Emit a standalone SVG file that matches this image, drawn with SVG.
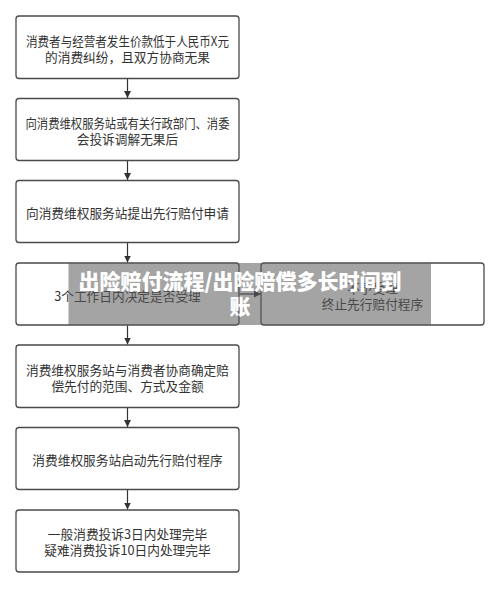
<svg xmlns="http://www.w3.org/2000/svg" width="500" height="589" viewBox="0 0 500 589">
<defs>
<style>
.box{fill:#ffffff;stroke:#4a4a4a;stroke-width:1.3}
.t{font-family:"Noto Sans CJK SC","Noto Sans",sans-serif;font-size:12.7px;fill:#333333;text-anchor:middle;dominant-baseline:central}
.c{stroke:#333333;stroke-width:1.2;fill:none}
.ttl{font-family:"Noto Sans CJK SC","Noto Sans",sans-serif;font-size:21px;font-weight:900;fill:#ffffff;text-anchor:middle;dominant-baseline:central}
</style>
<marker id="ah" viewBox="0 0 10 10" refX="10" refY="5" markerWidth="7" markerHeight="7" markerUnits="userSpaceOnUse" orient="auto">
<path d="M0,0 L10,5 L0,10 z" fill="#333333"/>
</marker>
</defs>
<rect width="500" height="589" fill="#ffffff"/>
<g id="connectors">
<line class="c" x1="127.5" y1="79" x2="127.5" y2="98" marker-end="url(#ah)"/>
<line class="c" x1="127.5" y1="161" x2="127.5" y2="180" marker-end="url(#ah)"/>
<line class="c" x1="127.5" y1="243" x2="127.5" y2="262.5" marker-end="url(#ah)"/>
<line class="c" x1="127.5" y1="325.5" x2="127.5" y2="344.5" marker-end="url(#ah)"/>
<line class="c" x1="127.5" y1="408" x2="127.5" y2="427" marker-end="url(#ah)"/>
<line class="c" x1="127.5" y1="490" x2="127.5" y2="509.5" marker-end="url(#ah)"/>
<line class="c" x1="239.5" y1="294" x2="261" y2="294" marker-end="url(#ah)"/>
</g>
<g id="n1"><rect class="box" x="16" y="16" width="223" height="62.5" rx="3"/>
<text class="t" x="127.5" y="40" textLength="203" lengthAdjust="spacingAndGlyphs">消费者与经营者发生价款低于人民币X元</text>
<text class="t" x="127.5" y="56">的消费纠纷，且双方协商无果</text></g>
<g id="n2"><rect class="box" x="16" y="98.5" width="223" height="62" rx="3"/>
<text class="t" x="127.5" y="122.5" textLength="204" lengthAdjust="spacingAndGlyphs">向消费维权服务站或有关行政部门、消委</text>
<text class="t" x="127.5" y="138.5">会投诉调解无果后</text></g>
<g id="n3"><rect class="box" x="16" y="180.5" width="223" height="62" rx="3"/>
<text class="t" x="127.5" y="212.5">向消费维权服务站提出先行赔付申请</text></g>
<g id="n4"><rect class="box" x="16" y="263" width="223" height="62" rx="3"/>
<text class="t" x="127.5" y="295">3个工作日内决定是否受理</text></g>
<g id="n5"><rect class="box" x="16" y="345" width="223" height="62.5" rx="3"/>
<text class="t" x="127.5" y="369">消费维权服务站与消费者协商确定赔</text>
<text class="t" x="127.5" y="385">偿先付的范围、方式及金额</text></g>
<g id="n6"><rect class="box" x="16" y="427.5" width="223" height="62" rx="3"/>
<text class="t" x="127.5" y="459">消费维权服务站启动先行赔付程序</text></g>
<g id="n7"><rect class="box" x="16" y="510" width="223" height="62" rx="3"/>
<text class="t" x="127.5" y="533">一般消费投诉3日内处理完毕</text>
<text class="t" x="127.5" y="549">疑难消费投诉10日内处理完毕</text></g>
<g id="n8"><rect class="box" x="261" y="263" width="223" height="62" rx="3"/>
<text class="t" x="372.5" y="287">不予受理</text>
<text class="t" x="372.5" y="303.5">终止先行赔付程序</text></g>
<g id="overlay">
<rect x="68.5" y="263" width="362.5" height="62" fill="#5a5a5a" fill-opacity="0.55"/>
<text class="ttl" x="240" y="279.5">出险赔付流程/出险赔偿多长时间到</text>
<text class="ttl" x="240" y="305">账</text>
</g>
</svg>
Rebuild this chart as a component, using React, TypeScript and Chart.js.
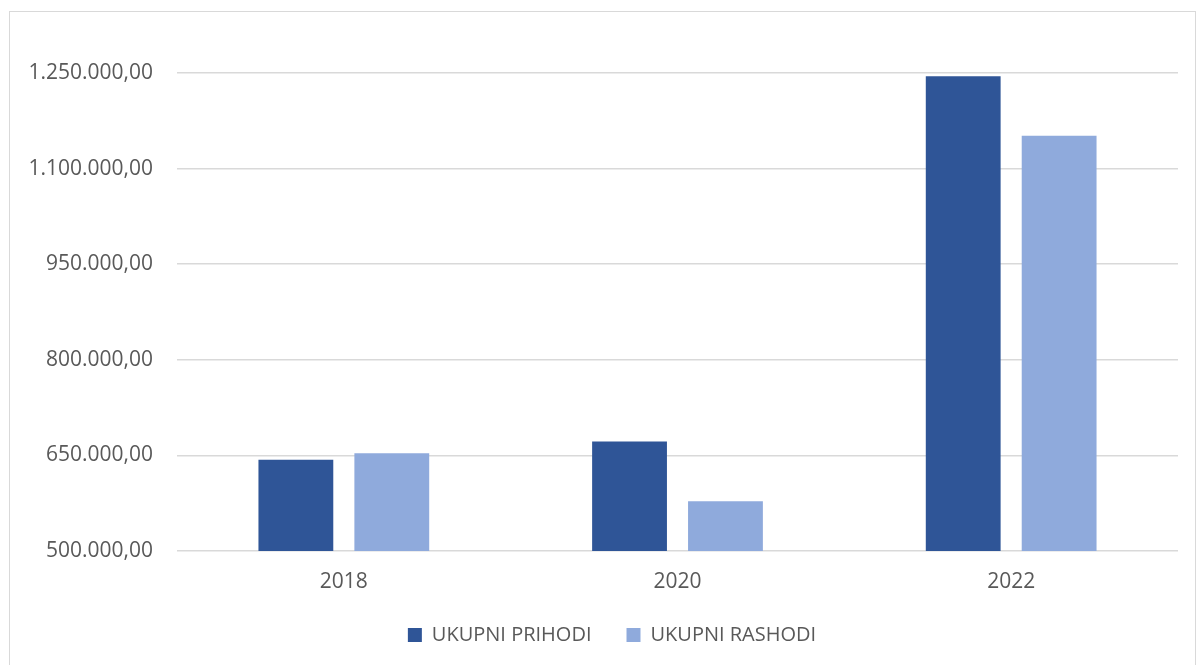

——

Problem to work on :: In this exercise, set down all of the data exactly, without the pictures.

Response below ::
Emit a standalone SVG file that matches this image, drawn with SVG.
<svg xmlns="http://www.w3.org/2000/svg" width="500" height="589" viewBox="0 0 500 589">
<defs>
<style>
.box{fill:#ffffff;stroke:#4a4a4a;stroke-width:1.3}
.t{font-family:"Noto Sans CJK SC","Noto Sans",sans-serif;font-size:12.7px;fill:#333333;text-anchor:middle;dominant-baseline:central}
.c{stroke:#333333;stroke-width:1.2;fill:none}
.ttl{font-family:"Noto Sans CJK SC","Noto Sans",sans-serif;font-size:21px;font-weight:900;fill:#ffffff;text-anchor:middle;dominant-baseline:central}
</style>
<marker id="ah" viewBox="0 0 10 10" refX="10" refY="5" markerWidth="7" markerHeight="7" markerUnits="userSpaceOnUse" orient="auto">
<path d="M0,0 L10,5 L0,10 z" fill="#333333"/>
</marker>
</defs>
<rect width="500" height="589" fill="#ffffff"/>
<g id="connectors">
<line class="c" x1="127.5" y1="79" x2="127.5" y2="98" marker-end="url(#ah)"/>
<line class="c" x1="127.5" y1="161" x2="127.5" y2="180" marker-end="url(#ah)"/>
<line class="c" x1="127.5" y1="243" x2="127.5" y2="262.5" marker-end="url(#ah)"/>
<line class="c" x1="127.5" y1="325.5" x2="127.5" y2="344.5" marker-end="url(#ah)"/>
<line class="c" x1="127.5" y1="408" x2="127.5" y2="427" marker-end="url(#ah)"/>
<line class="c" x1="127.5" y1="490" x2="127.5" y2="509.5" marker-end="url(#ah)"/>
<line class="c" x1="239.5" y1="294" x2="261" y2="294" marker-end="url(#ah)"/>
</g>
<g id="n1"><rect class="box" x="16" y="16" width="223" height="62.5" rx="3"/>
<text class="t" x="127.5" y="40" textLength="203" lengthAdjust="spacingAndGlyphs">消费者与经营者发生价款低于人民币X元</text>
<text class="t" x="127.5" y="56">的消费纠纷，且双方协商无果</text></g>
<g id="n2"><rect class="box" x="16" y="98.5" width="223" height="62" rx="3"/>
<text class="t" x="127.5" y="122.5" textLength="204" lengthAdjust="spacingAndGlyphs">向消费维权服务站或有关行政部门、消委</text>
<text class="t" x="127.5" y="138.5">会投诉调解无果后</text></g>
<g id="n3"><rect class="box" x="16" y="180.5" width="223" height="62" rx="3"/>
<text class="t" x="127.5" y="212.5">向消费维权服务站提出先行赔付申请</text></g>
<g id="n4"><rect class="box" x="16" y="263" width="223" height="62" rx="3"/>
<text class="t" x="127.5" y="295">3个工作日内决定是否受理</text></g>
<g id="n5"><rect class="box" x="16" y="345" width="223" height="62.5" rx="3"/>
<text class="t" x="127.5" y="369">消费维权服务站与消费者协商确定赔</text>
<text class="t" x="127.5" y="385">偿先付的范围、方式及金额</text></g>
<g id="n6"><rect class="box" x="16" y="427.5" width="223" height="62" rx="3"/>
<text class="t" x="127.5" y="459">消费维权服务站启动先行赔付程序</text></g>
<g id="n7"><rect class="box" x="16" y="510" width="223" height="62" rx="3"/>
<text class="t" x="127.5" y="533">一般消费投诉3日内处理完毕</text>
<text class="t" x="127.5" y="549">疑难消费投诉10日内处理完毕</text></g>
<g id="n8"><rect class="box" x="261" y="263" width="223" height="62" rx="3"/>
<text class="t" x="372.5" y="287">不予受理</text>
<text class="t" x="372.5" y="303.5">终止先行赔付程序</text></g>
<g id="overlay">
<rect x="68.5" y="263" width="362.5" height="62" fill="#5a5a5a" fill-opacity="0.55"/>
<text class="ttl" x="240" y="279.5">出险赔付流程/出险赔偿多长时间到</text>
<text class="ttl" x="240" y="305">账</text>
</g>
</svg>
Rebuild this chart as a component, using React, TypeScript and Chart.js.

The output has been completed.